2 Universidade Estadual do Norte-Fluminense (Darcy Ribeiro).


Hamilton Garcia: A que herança renunciamos? IV - A Miséria do social-desenvolvimentismo

Se, como vimos no artigo anterior, a tradição de esquerda implica em alguma forma de regulacionismo econômico, de modo a redirecionar as políticas públicas em prol das necessidades sociais – o que propicia a sustentabilidade do desenvolvimento (pleno emprego) em proveito também da estabilidade democrática e social –, é certo que não é qualquer improvisação política oportunista, feita em seu nome, que pode garantir tal resultado.

A fórmula lulopetista de superação do nacional-desenvolvimentismo – quer de viés furtadiano (CEPAL), quer nacional-democrático (PCB) –, que ficou conhecida como “social-desenvolvimentismo”, tinha como objetivo priorizar o desenvolvimento social (inclusão) em contraposição ao mero desenvolvimento econômico do passado – concentrador de renda e difusor de miséria urbana –, além de libertar as classes populares da tutela do "Estado burguês", historicamente conservador e "comprometido com o capitalismo".

Como se sabe, a tutela teve apenas uma mudança de titularidade, em prol de um novo personagem cuja fórmula política é velha conhecida: o caudilhismo benfeitor (populismo).
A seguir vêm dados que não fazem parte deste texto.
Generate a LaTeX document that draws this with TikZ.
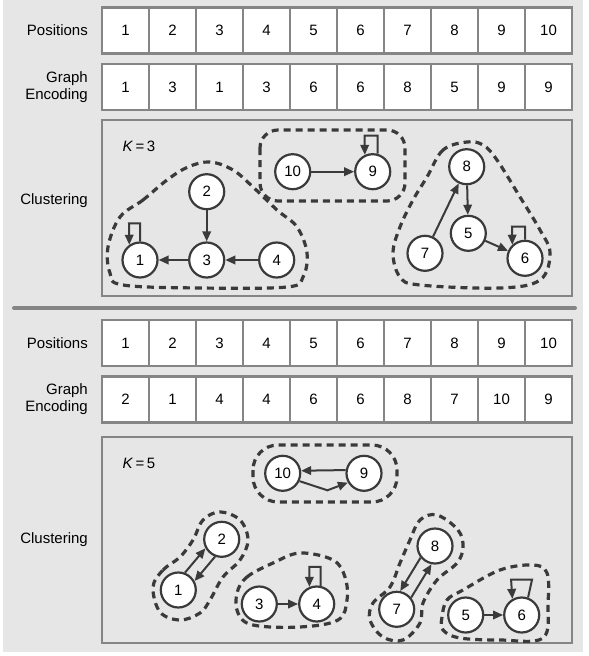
\documentclass[tikz,border=0pt]{standalone}
\usepackage{fontspec}
\setmainfont{Liberation Sans}
\usetikzlibrary{calc,positioning,arrows.meta}
\definecolor{bggray}{HTML}{E6E6E6}
\definecolor{boxgray}{HTML}{858585}
\definecolor{inkgray}{HTML}{3A3A3A}
\tikzstyle{cell}     = [rectangle, draw=boxgray, line width=2.4pt, fill=white, minimum width=47pt, minimum height=46pt, inner sep=0pt, font=\fontsize{15}{17}\selectfont]
\tikzstyle{rowlabel} = [anchor=east, align=right, inner sep=0pt, font=\fontsize{15}{17}\selectfont]
\tikzstyle{panel}    = [draw=boxgray, line width=2.4pt]
\tikzstyle{vertex}   = [circle, draw=inkgray, line width=2.2pt, fill=white, minimum size=35pt, inner sep=0pt, font=\fontsize{15}{17}\selectfont]
\tikzstyle{link}     = [draw=inkgray, line width=2pt, -{Triangle[length=10pt,width=8.5pt]}]
\tikzstyle{cluster}  = [draw=inkgray, line width=3.2pt, dash pattern=on 7pt off 5pt]

\begin{document}
\begin{tikzpicture}[x=1pt,y=-1pt]
        \useasboundingbox (0,0) rectangle (589,656);
        \fill[bggray] (3,0) rectangle (583,652);

        % first encoding
        \node[rowlabel] (pos1) at (88,30.3) {Positions};
        \node[rowlabel] (enc1) at (88,87) {Graph\\Encoding};
        \node[rowlabel] (clu1) at (88,201) {Clustering};
        \foreach \v [count=\i] in {1,...,10}
            \node[cell] (p1-\i) at (78.5+47*\i,30.3) {\v};
        \foreach \v [count=\i] in {1,3,1,3,6,6,8,5,9,9}
            \node[cell] (g1-\i) at (78.5+47*\i,87) {\v};
        \draw[panel] (102,120) rectangle (572,296);
        \node[font=\fontsize{15}{17}\selectfont] (k1) at (139,146) {\textit{K}\,=\,3};

        \node[vertex] (a1) at (140,260) {1};
        \node[vertex] (a2) at (206.7,191.7) {2};
        \node[vertex] (a3) at (206.7,260) {3};
        \node[vertex] (a4) at (276.7,260) {4};
        \node[vertex] (a5) at (468.3,233.3) {5};
        \node[vertex] (a6) at (525,258.3) {6};
        \node[vertex] (a7) at (425,253.3) {7};
        \node[vertex] (a8) at (466.7,166.7) {8};
        \node[vertex] (a9) at (372.7,171.7) {9};
        \node[vertex] (a10) at (292.7,171.7) {10};

        \draw[link] (a2) -- (a3);
        \draw[link] (a3) -- (a1);
        \draw[link] (a4) -- (a3);
        \draw[link] (a10) -- (a9);
        \draw[link] (a7) -- (a8);
        \draw[link] (a8) -- (a5);
        \draw[link] (a5) -- (a6);
        \draw[link] (a1.north) -- ++(0,-18) -- ++(-11,0) -- (a1.125);
        \draw[link] (a9.75) -- ++(0,-18) -- ++(-13,0) -- (a9.115);
        \draw[link] (a6.north) -- ++(0,-13) -- ++(-13,0) -- (a6.133);

        \draw[cluster] plot[smooth cycle, tension=0.6] coordinates {(120,217) (143,200) (167,180) (188,167) (210,162) (233,170) (253,187) (277,210) (297,227) (307,253) (303,277) (287,287) (200,288) (123,285) (110,273) (108,247)};
        \draw[cluster, rounded corners=18] (260,130) rectangle (405,201);
        \draw[cluster] plot[smooth cycle, tension=0.6] coordinates {(467,142) (443,150) (427,177) (413,200) (400,227) (393,253) (400,277) (420,285) (500,288) (540,280) (550,253) (540,230) (520,197) (497,160) (483,145)};

        \draw[line width=4pt, boxgray, line cap=round] (14,308) -- (575,308);

        % second encoding
        \node[rowlabel] (pos2) at (88,343) {Positions};
        \node[rowlabel] (enc2) at (88,399.5) {Graph\\Encoding};
        \node[rowlabel] (clu2) at (88,540) {Clustering};
        \foreach \v [count=\i] in {1,...,10}
            \node[cell] (p2-\i) at (78.5+47*\i,343) {\v};
        \foreach \v [count=\i] in {2,1,4,4,6,6,8,7,10,9}
            \node[cell] (g2-\i) at (78.5+47*\i,399.5) {\v};
        \draw[panel] (102,437) rectangle (572,643);
        \node[font=\fontsize{15}{17}\selectfont] (k2) at (139,463) {\textit{K}\,=\,5};

        \node[vertex] (b1) at (178.3,590) {1};
        \node[vertex] (b2) at (221.7,539.3) {2};
        \node[vertex] (b3) at (259.3,604) {3};
        \node[vertex] (b4) at (316.7,604) {4};
        \node[vertex] (b5) at (465.7,615) {5};
        \node[vertex] (b6) at (521.7,615) {6};
        \node[vertex] (b7) at (396.7,609.3) {7};
        \node[vertex] (b8) at (435,546) {8};
        \node[vertex] (b9) at (364,473.3) {9};
        \node[vertex] (b10) at (282.7,473.3) {10};

        \draw[link] (b9.170) -- (b10.8);
        \draw[link] (b10.-25) -- ($(b10)!0.55!(b9)+(0,17)$) -- (b9.-150);
        \draw[link] (b1.69) -- (b2.209);
        \draw[link] (b2.249) -- (b1.29);
        \draw[link] (b3) -- (b4);
        \draw[link] (b8.219) -- (b7.79);
        \draw[link] (b7.39) -- (b8.259);
        \draw[link] (b5) -- (b6);
        \draw[link] (b4.78) -- ++(0,-19) -- ++(-11.3,0) -- (b4.113);
        \draw[link] (b6.70) -- ++(4,-18) -- ++(-21,0) -- (b6.120);

        \draw[cluster, rounded corners=25] (253,445) rectangle (397,502);
        \draw[cluster] plot[smooth cycle, tension=0.6] coordinates {(153,587) (163,570) (180,557) (193,540) (203,520) (220,512) (240,520) (248,540) (240,560) (223,577) (210,600) (200,613) (180,620) (160,612)};
        \draw[cluster] plot[smooth cycle, tension=0.6] coordinates {(237,593) (247,577) (273,563) (300,553) (333,560) (345,577) (347,600) (338,620) (300,627) (253,625) (238,613)};
        \draw[cluster] plot[smooth cycle, tension=0.6] coordinates {(437,515) (458,530) (463,547) (457,563) (437,580) (423,603) (420,623) (403,640) (383,637) (370,620) (373,603) (390,587) (400,563) (410,540) (420,520)};
        \draw[cluster] plot[smooth cycle, tension=0.6] coordinates {(442,617) (447,600) (463,590) (500,570) (533,565) (547,573) (548,603) (543,638) (500,640) (460,638) (443,630)};
\end{tikzpicture}
\end{document}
A operação, fadada ao sucesso entre as camadas mais pobres, em função da persistência das desigualdades sociais e políticas, também encontra eco na intelectualidade, como outrora (Estado Novo), dada sua marginalização em face do poder, além de funcionar como poderoso anteparo para o sistema de dominação via concessões, no dizer de Pedro Bastos , de um "mercado interno ativado pelo aumento imediato do salário real acima da produtividade" e “gastos correntes e em infraestrutura de cunho mais social do que vinculados ao mercado externo” (produção de ponta), provocando, no médio-prazo, o desencontro, verificado no Governo Dilma, entre consumo aquecido e gastos públicos elevados, e o crescimento da renda e da riqueza associada à produção interna capaz de financiá-los.

A estratégia sedutora, misto de idealismo utópico-socialista com oportunismo neopopulista, fizeram a festa de amplos setores sociais – do bolsa-família ao bolsa-rentista, passando pelo bolsa-Miami – às expensas do desenvolvimento, possibilitando ao PT manter-se no poder por 13 anos ininterruptos sem ameaçar os alicerces da dominação neopatrimonial e, ao contrário, promovendo sua renovação e reempoderamento na esfera burocrática, parlamentar, empresarial e sindical.

O logro – reconhecido, mesmo que por um lapso, por Frei Beto –, edulcorado pelo "combate à pobreza”, impulsionou a mais ampla e legitimada aliança neopatrimonialista desde Sarney, de olho fixo no voto dos mais pobres, para cativá-los sem elevá-los a formas sustentáveis de autonomia, ao mesmo tempo em que comprou a aquiescência dos mais ricos (rentistas e associados), instituindo uma ordem consumista/concentracionista ampliada que se apresenta como importante obstáculo, por cima e por baixo, para a efetiva mudança política.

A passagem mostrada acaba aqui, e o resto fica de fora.